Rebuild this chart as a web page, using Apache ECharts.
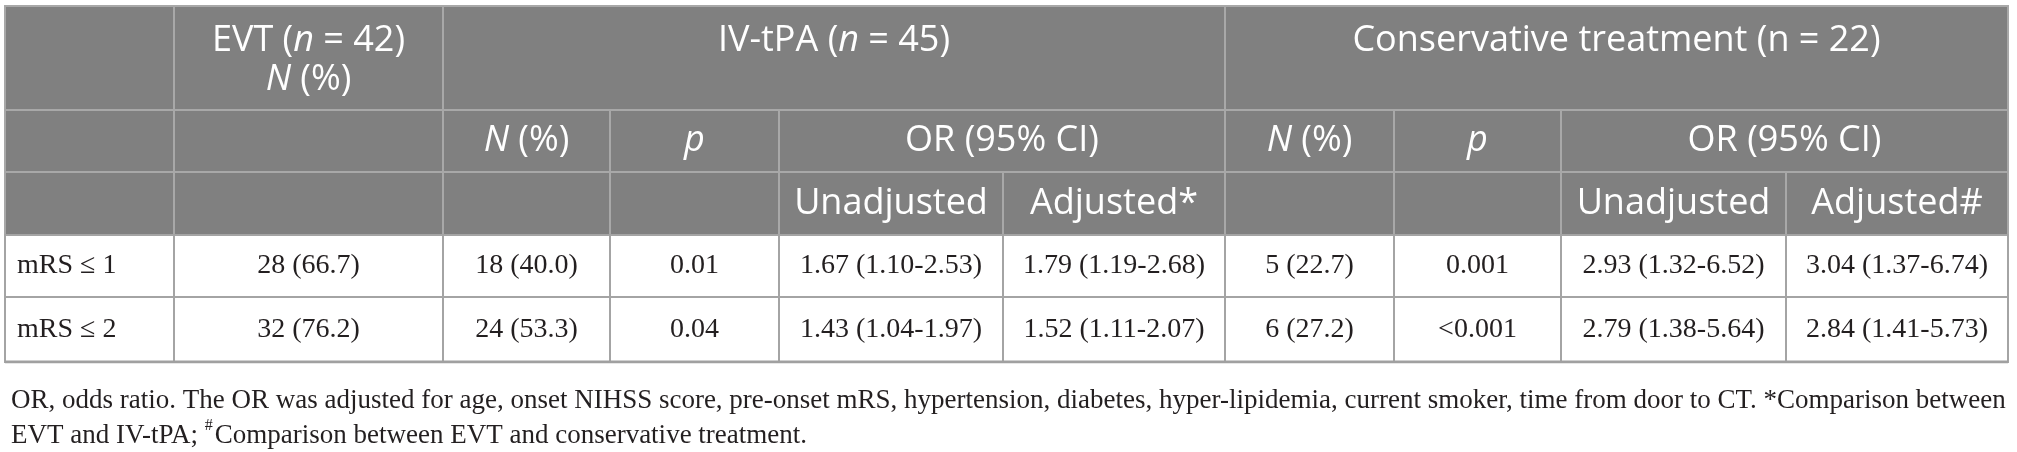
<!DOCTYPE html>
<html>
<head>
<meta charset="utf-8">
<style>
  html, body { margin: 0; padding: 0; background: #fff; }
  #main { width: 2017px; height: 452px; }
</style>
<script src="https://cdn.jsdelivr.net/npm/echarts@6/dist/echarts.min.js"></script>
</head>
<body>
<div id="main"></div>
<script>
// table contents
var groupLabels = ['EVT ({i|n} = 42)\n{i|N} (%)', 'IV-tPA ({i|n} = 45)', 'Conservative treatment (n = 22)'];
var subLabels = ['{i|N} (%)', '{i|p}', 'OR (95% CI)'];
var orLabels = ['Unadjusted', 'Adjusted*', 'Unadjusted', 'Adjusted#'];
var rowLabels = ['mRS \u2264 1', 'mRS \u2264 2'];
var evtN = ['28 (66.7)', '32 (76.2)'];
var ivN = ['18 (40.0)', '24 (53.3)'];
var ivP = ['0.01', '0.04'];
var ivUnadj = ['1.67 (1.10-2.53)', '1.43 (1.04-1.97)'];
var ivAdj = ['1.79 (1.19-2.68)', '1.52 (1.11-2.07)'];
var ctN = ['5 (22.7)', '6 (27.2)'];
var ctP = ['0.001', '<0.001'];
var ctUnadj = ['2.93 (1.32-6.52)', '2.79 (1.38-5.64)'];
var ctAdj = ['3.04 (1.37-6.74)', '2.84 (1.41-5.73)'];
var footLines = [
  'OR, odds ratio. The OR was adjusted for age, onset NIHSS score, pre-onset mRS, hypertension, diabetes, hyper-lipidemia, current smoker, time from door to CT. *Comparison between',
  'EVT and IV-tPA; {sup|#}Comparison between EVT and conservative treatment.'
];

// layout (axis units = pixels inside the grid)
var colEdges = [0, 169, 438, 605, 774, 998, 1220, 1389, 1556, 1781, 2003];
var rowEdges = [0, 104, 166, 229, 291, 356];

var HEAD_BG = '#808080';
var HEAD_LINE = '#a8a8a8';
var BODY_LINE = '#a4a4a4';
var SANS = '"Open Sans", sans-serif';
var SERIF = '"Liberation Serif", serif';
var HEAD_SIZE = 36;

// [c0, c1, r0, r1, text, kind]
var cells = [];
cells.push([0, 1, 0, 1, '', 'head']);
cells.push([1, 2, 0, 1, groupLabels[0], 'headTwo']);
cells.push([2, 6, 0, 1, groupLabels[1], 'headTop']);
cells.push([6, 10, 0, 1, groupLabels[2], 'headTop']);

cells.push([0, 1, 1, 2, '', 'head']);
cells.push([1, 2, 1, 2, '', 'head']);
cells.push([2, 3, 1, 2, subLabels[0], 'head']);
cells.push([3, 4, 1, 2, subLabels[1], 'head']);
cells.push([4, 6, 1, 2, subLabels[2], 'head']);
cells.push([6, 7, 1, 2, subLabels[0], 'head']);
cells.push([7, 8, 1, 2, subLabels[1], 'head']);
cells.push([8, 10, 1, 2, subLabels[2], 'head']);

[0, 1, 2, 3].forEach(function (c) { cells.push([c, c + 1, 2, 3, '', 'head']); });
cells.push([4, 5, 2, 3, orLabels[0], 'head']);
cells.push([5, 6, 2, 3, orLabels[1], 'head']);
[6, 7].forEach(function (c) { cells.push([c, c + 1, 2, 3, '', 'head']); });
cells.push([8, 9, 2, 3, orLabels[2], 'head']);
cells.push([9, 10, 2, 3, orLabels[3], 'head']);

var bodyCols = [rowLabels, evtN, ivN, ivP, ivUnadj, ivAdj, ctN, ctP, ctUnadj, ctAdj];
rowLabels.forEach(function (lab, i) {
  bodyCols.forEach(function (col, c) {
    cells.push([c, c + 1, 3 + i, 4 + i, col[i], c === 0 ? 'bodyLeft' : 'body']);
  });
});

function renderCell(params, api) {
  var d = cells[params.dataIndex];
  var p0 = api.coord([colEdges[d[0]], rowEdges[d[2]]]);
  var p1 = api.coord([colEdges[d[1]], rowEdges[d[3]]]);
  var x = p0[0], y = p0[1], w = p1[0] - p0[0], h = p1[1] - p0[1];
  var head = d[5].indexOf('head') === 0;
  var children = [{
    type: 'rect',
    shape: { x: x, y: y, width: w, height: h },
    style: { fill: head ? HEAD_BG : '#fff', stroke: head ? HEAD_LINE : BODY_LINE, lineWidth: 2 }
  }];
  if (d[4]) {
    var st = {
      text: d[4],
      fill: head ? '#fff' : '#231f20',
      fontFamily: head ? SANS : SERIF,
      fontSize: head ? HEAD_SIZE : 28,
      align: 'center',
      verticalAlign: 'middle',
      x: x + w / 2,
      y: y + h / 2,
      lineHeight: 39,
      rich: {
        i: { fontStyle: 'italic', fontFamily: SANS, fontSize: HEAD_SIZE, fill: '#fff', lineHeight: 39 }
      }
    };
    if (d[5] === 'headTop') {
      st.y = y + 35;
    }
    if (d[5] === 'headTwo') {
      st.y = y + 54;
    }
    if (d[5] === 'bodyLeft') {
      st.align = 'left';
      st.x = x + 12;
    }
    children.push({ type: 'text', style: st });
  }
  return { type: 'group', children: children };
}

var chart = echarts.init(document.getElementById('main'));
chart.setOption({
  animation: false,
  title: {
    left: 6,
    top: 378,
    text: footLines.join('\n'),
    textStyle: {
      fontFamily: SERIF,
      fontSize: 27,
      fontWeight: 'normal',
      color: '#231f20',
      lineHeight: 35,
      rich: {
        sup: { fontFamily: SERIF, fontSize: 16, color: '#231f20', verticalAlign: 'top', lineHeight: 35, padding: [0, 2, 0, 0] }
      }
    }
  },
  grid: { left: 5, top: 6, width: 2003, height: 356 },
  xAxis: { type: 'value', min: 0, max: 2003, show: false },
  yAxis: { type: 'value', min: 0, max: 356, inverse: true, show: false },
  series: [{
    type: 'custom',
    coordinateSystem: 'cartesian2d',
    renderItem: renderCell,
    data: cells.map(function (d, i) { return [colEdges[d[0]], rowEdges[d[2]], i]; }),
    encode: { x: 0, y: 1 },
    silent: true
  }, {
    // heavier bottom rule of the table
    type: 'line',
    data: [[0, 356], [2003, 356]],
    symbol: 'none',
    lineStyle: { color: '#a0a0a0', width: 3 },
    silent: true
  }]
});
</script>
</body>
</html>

### Task description
Make an exact copy of the lines from the top of the material through the line with "cells.push([6, 10, 0, 1, groupLabels[2], 'headTop']);", pictures excluded.

### Exercise result
Rebuild this chart as a web page, using Apache ECharts.
<!DOCTYPE html>
<html>
<head>
<meta charset="utf-8">
<style>
  html, body { margin: 0; padding: 0; background: #fff; }
  #main { width: 2017px; height: 452px; }
</style>
<script src="https://cdn.jsdelivr.net/npm/echarts@6/dist/echarts.min.js"></script>
</head>
<body>
<div id="main"></div>
<script>
// table contents
var groupLabels = ['EVT ({i|n} = 42)\n{i|N} (%)', 'IV-tPA ({i|n} = 45)', 'Conservative treatment (n = 22)'];
var subLabels = ['{i|N} (%)', '{i|p}', 'OR (95% CI)'];
var orLabels = ['Unadjusted', 'Adjusted*', 'Unadjusted', 'Adjusted#'];
var rowLabels = ['mRS \u2264 1', 'mRS \u2264 2'];
var evtN = ['28 (66.7)', '32 (76.2)'];
var ivN = ['18 (40.0)', '24 (53.3)'];
var ivP = ['0.01', '0.04'];
var ivUnadj = ['1.67 (1.10-2.53)', '1.43 (1.04-1.97)'];
var ivAdj = ['1.79 (1.19-2.68)', '1.52 (1.11-2.07)'];
var ctN = ['5 (22.7)', '6 (27.2)'];
var ctP = ['0.001', '<0.001'];
var ctUnadj = ['2.93 (1.32-6.52)', '2.79 (1.38-5.64)'];
var ctAdj = ['3.04 (1.37-6.74)', '2.84 (1.41-5.73)'];
var footLines = [
  'OR, odds ratio. The OR was adjusted for age, onset NIHSS score, pre-onset mRS, hypertension, diabetes, hyper-lipidemia, current smoker, time from door to CT. *Comparison between',
  'EVT and IV-tPA; {sup|#}Comparison between EVT and conservative treatment.'
];

// layout (axis units = pixels inside the grid)
var colEdges = [0, 169, 438, 605, 774, 998, 1220, 1389, 1556, 1781, 2003];
var rowEdges = [0, 104, 166, 229, 291, 356];

var HEAD_BG = '#808080';
var HEAD_LINE = '#a8a8a8';
var BODY_LINE = '#a4a4a4';
var SANS = '"Open Sans", sans-serif';
var SERIF = '"Liberation Serif", serif';
var HEAD_SIZE = 36;

// [c0, c1, r0, r1, text, kind]
var cells = [];
cells.push([0, 1, 0, 1, '', 'head']);
cells.push([1, 2, 0, 1, groupLabels[0], 'headTwo']);
cells.push([2, 6, 0, 1, groupLabels[1], 'headTop']);
cells.push([6, 10, 0, 1, groupLabels[2], 'headTop']);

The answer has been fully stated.